Very cool! I just put in an application to create a novice python course. If I like the experience of creating a course, I hope to make more.


+1 - I love your guys' model, just looking forward to seeing some bigger course projects!


Loving this product. Especially the fact that you jump right into a lesson when you arrive at the homepage. Deliver value before asking the user for anything. Awesome.


Did you guys see teamtreehouse.com that launched today?

This space is an interesting one, as the material can be taught thru videos & code quizzes or through gaming type systems.

Though I wonder which is the best way to teach this material in a broad sense; gaming or videos with coding quizzes?

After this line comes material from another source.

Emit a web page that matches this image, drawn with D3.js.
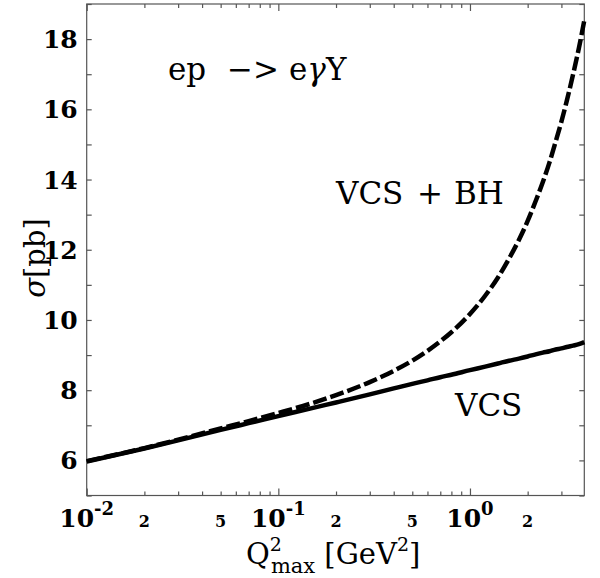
<!DOCTYPE html>
<html>
<head>
<meta charset="utf-8">
<script src="https://cdn.jsdelivr.net/npm/d3@7"></script>
<style>
  body { margin: 0; background: #fff; }
  svg { display: block; }
  .frame { fill: none; stroke: #555; stroke-width: 1.2; }
  .axis path.domain { display: none; }
  .axis line { stroke: #555; stroke-width: 1.2; }
  .tick-label { font-family: 'DejaVu Serif', serif; font-weight: bold; fill: #000; }
  .note { font-family: 'DejaVu Serif', serif; font-size: 31px; fill: #000; }
</style>
</head>
<body>
<svg id="chart"></svg>
<script>
const q2Max = [0.01, 0.02, 0.03, 0.05, 0.07, 0.1, 0.15, 0.2, 0.3, 0.4, 0.5, 0.6, 0.7, 0.8,
               1.0, 1.2, 1.4, 1.6, 1.8, 2.0, 2.2, 2.4, 2.6, 2.8, 3.0, 3.2, 3.45, 3.7, 3.95];
// sigma [pb], VCS only (solid)
const sigmaVcs = [5.97, 6.34, 6.57, 6.87, 7.06, 7.26, 7.49, 7.65, 7.88, 8.05, 8.18, 8.28, 8.37, 8.44,
                  8.57, 8.67, 8.76, 8.84, 8.90, 8.96, 9.02, 9.07, 9.11, 9.16, 9.19, 9.23, 9.27, 9.31, 9.37];
// sigma [pb], VCS + BH (dashed)
const sigmaVcsBh = [5.98, 6.35, 6.59, 6.91, 7.12, 7.35, 7.63, 7.86, 8.23, 8.55, 8.84, 9.12, 9.39, 9.65,
                    10.17, 10.69, 11.21, 11.75, 12.28, 12.82, 13.38, 13.93, 14.49, 15.08, 15.65, 16.24, 16.99, 17.74, 18.53];

// axis ticks and labels
const yTicks = [5, 6, 7, 8, 9, 10, 11, 12, 13, 14, 15, 16, 17, 18, 19];
const yTickLabels = [6, 8, 10, 12, 14, 16, 18];
const xMajorTicks = [0.01, 0.1, 1];
const xMajorExponents = ['-2', '-1', '0'];
const xMinorTicks = [0.02, 0.03, 0.04, 0.05, 0.06, 0.07, 0.08, 0.09,
                     0.2, 0.3, 0.4, 0.5, 0.6, 0.7, 0.8, 0.9, 2, 3];
const xMinorLabelTicks = [0.02, 0.05, 0.2, 0.5, 2];
const xMinorLabels = ['2', '5', '2', '5', '2'];

class SigmaChart {

  constructor(_config) {
    this.config = {
      parentElement: _config.parentElement,
      containerWidth: _config.containerWidth || 600,
      containerHeight: _config.containerHeight || 578,
      margin: _config.margin || {top: 4, right: 15.7, bottom: 82.5, left: 86.7}
    }
    this.initVis();
  }

  initVis() {
    let vis = this;

    vis.width = vis.config.containerWidth - vis.config.margin.left - vis.config.margin.right;
    vis.height = vis.config.containerHeight - vis.config.margin.top - vis.config.margin.bottom;

    vis.xScale = d3.scaleLog()
        .domain([0.01, 3.95])
        .range([0, vis.width]);

    vis.yScale = d3.scaleLinear()
        .domain([5, 19])
        .range([vis.height, 0]);

    vis.svg = d3.select(vis.config.parentElement)
        .attr('width', vis.config.containerWidth)
        .attr('height', vis.config.containerHeight);

    vis.chart = vis.svg.append('g')
        .attr('transform', `translate(${vis.config.margin.left},${vis.config.margin.top})`);
  }

  renderVis() {
    let vis = this;

    // Ticks point inward on all four sides
    const yLeft = d3.axisLeft(vis.yScale).tickValues(yTicks).tickSize(-5).tickFormat('');
    const yRight = d3.axisRight(vis.yScale).tickValues(yTicks).tickSize(-5).tickFormat('');
    vis.chart.append('g').attr('class', 'axis').call(yLeft);
    vis.chart.append('g').attr('class', 'axis')
        .attr('transform', `translate(${vis.width},0)`).call(yRight);

    const xMajB = d3.axisBottom(vis.xScale).tickValues(xMajorTicks).tickSize(-7).tickFormat('');
    const xMinB = d3.axisBottom(vis.xScale).tickValues(xMinorTicks).tickSize(-4).tickFormat('');
    const xMajT = d3.axisTop(vis.xScale).tickValues(xMajorTicks).tickSize(-7).tickFormat('');
    const xMinT = d3.axisTop(vis.xScale).tickValues(xMinorTicks).tickSize(-4).tickFormat('');
    vis.chart.append('g').attr('class', 'axis').attr('transform', `translate(0,${vis.height})`).call(xMajB);
    vis.chart.append('g').attr('class', 'axis').attr('transform', `translate(0,${vis.height})`).call(xMinB);
    vis.chart.append('g').attr('class', 'axis').call(xMajT);
    vis.chart.append('g').attr('class', 'axis').call(xMinT);

    vis.chart.append('rect')
        .attr('class', 'frame')
        .attr('width', vis.width)
        .attr('height', vis.height);

    // y tick labels
    vis.chart.selectAll('.y-label')
        .data(yTickLabels)
      .join('text')
        .attr('class', 'tick-label y-label')
        .attr('x', -9)
        .attr('y', d => vis.yScale(d))
        .attr('dy', '0.36em')
        .attr('text-anchor', 'end')
        .style('font-size', '25px')
        .text(d => d);

    // x decade labels with superscript exponents
    const major = vis.chart.selectAll('.x-major')
        .data(xMajorTicks)
      .join('text')
        .attr('class', 'tick-label x-major')
        .attr('x', d => vis.xScale(d))
        .attr('y', vis.height + 31)
        .attr('text-anchor', 'middle')
        .style('font-size', '25px');
    major.append('tspan').text('10');
    major.append('tspan')
        .attr('dy', -12)
        .style('font-size', '18px')
        .text((d, i) => xMajorExponents[i]);

    vis.chart.selectAll('.x-minor')
        .data(xMinorLabelTicks)
      .join('text')
        .attr('class', 'tick-label x-minor')
        .attr('x', d => vis.xScale(d))
        .attr('y', vis.height + 31)
        .attr('text-anchor', 'middle')
        .style('font-size', '16px')
        .text((d, i) => xMinorLabels[i]);

    // Curves
    const line = (ys) => d3.line()
        .x((d, i) => vis.xScale(q2Max[i]))
        .y((d, i) => vis.yScale(ys[i]))
        .curve(d3.curveMonotoneX)(ys);

    vis.chart.append('path')
        .attr('d', line(sigmaVcs))
        .attr('fill', 'none')
        .attr('stroke', '#000')
        .attr('stroke-width', 4.5);

    vis.chart.append('path')
        .attr('d', line(sigmaVcsBh))
        .attr('fill', 'none')
        .attr('stroke', '#000')
        .attr('stroke-width', 4.5)
        .attr('stroke-dasharray', '14,4');

    // Annotations (wide word spacing as in the original)
    const title = vis.svg.append('text')
        .attr('class', 'note')
        .attr('y', 80);
    title.append('tspan').attr('x', 168).text('ep');
    title.append('tspan').attr('x', 227).text('−>');
    title.append('tspan').attr('x', 289).text('e');
    title.append('tspan').style('font-style', 'italic').text('γ');
    title.append('tspan').text('Y');

    const bh = vis.svg.append('text')
        .attr('class', 'note')
        .attr('y', 204);
    bh.append('tspan').attr('x', 336).text('VCS');
    bh.append('tspan').attr('x', 417).text('+');
    bh.append('tspan').attr('x', 454).text('BH');

    vis.svg.append('text')
        .attr('class', 'note')
        .attr('x', 455)
        .attr('y', 416)
        .text('VCS');

    // Axis titles
    const xt = vis.svg.append('text')
        .attr('class', 'note')
        .attr('x', 246)
        .attr('y', 564)
        .style('font-size', '29px');
    xt.append('tspan').text('Q');
    xt.append('tspan').attr('dy', -13).style('font-size', '19px').text('2');
    xt.append('tspan').attr('dy', 22).attr('dx', -11).style('font-size', '21px').text('max');
    xt.append('tspan').attr('dy', -9).text(' [GeV');
    xt.append('tspan').attr('dy', -13).style('font-size', '19px').text('2');
    xt.append('tspan').attr('dy', 13).text(']');

    const yt = vis.svg.append('text')
        .attr('class', 'note')
        .attr('transform', 'translate(45,258) rotate(-90)')
        .attr('text-anchor', 'middle')
        .style('font-size', '29px');
    yt.append('tspan').style('font-style', 'italic').text('σ');
    yt.append('tspan').text('[pb]');
  }
}

const chart = new SigmaChart({parentElement: '#chart'});
chart.renderVis();
</script>
</body>
</html>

“It really takes people back to the exciting part of programming, which is building things, breaking things, and seeing how they work,” - reminds me about what I loved about playing with Legos, Logo and BASIC as a child. Way to go Codecadamy team!


thanks!


I like the product, but I wish it was a bit more involved.

Right now, all you do is 1 simple exercise...and it's really simple stuff. i.e. they give you an example of how to use jQuery to change the color to yellow...and the "practical" experience, is changing the color to red.

I think something a bit complicated where you have 10 different examples for each step(progressively complicated), so that people would really learn this stuff.


Hi vaksel, thanks for the comments. This lesson is our "alpha" release of jQuery...we're working on more improvements (and supplementary exercises) based on your feedback. Would love to hear more - we're contact(at)codecademy(dot)com.


i'm really digging this, but is this related to http://codeacademy.org/ ?


we're not related to codeacademy.org.


Why buy the .com version of their domain? Or, I suppose the better question is why go after their name to begin with? It makes you guys look pretty bad and a little of that smears off on YC.

http://howilearnedeverything.com/2011/10/30/clearing-the-air...


It took me a few tries to remember your website. Codecedemy, Codemy, Codeacademy, codecademy. Hopefully a useful data point.


I hope they add some Python stuff soon. I'd love to help write Python lessons.